I am passionate about educating builders, trades, design professionals and certifiers in all things passive fire protection, as a little bit of basic knowledge goes a long way to improve the selection, installation and commissioning of passive fire protection SYSTEMS.
I often sit in on our FREE training sessions for industry and often chip in towards the end of the day and say to attendees; “If you get nothing out of today except one thing; remember that it is the SYSTEM that the FRL or fire rating applies to, not the products themselves”.
The NCC or BCA requires that we provide fire barriers to separate larger buildings into discrete fire compartments therefore helping to limit the size of a fire and allow for safe egress of occupants, fire brigade intervention and property protection. These fire barriers typically consist of both vertical and horizontal barriers.
These include fire rated walls, fire rated service risers, lift shafts or stair shafts, fire rated floor slabs and fire rated floor ceiling systems. This concept of creating fire compartments is referred to as fire compartmentalisation and is often described as passive fire protection; to compare and contrast to active fire protection which are water-based systems to extinguish or control a fire, emergency warning systems to alert the occupants and of course the fire services of a fire.
PASSIVE FIRE PROTECTION SYSTEMS
Fire ratings are described in the NCC or BCA as Fire Resistance Levels; FRL’s.
FRL’s are determined from subjecting a representative wall, shaft, floor or ceiling SYSYEM to a fire resistance test in accordance with AS1530 Part 4 – 2014.
As doors, control joints and services need to pass through fire barriers, these also need to have been subjected to the AS1530 Part 4 – 2014 fire test each fire barrier type. This is required to verify the wall for example, with these openings in it, can effectively provide a passive fire protection barrier SYSTEM. This SYSTEM can be characterised by stopping the fire spread, limit smoke spread and keep the temperature on the non-fire side of the wall cool enough to not allow a secondary fire to initiate by way of radiant heat, conduction or convection for example.

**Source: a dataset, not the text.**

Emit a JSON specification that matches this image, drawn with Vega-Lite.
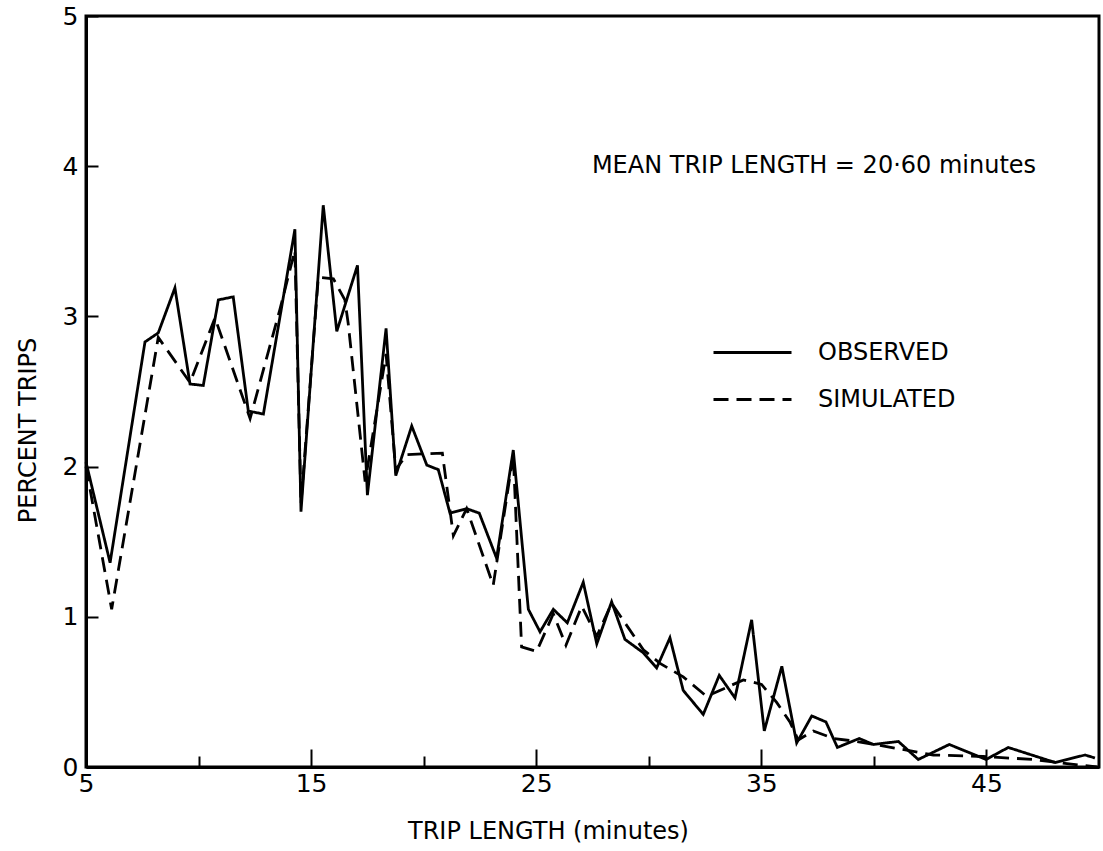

The fire test is called a SYSTEM test, and the only way we can know for certain how it will perform in a fire is to fire test the proposed SYSTEM to the AS1530 Part 4 – 2014 fire test methodology.
The most basic way to understand passive fire protection is that we install on-site in the same manner that a successfully fire-tested SYSTEM was installed. Put simply, install what was successfully fire tested as a SYSTEM.

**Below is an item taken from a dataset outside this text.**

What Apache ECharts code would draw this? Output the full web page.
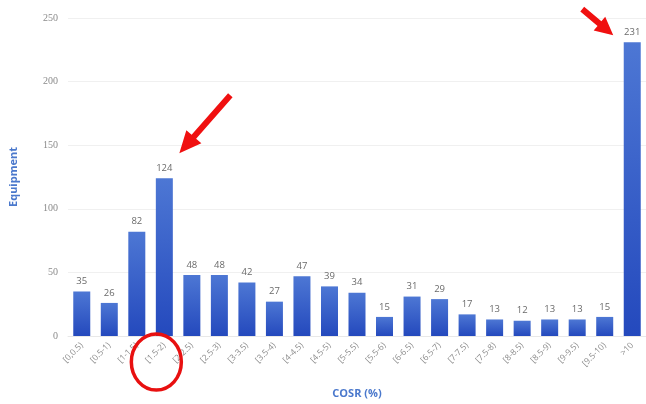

If you follow this logic through, it makes sense that the manufacturers of the products which make up the SYSTEM provide clear technical instruction on how to build the fire barrier, complete with the openings and the fire-stopping materials; this allows replication of the proven, fire tested SYSTEM installation on real-world
Where it gets a little more complicated is that there are many different suppliers and a multitude of materials used to build fire-rated wall, shaft, floor and ceiling SYSTEMS. To further complicate the choice, one can quickly realise the number of different openings in these barriers; openings for doors, windows, access and opening for services for all the trades including for example Plumbing, HVAC&R, Electrical, Active Fire, data etc….
Fire testing is expensive and therefore not too many companies have the financial strength or foresight (or some might say stupidity) to provide fire-stopping materials for the plethora of services and fire barrier types and orientation a typical building will employ.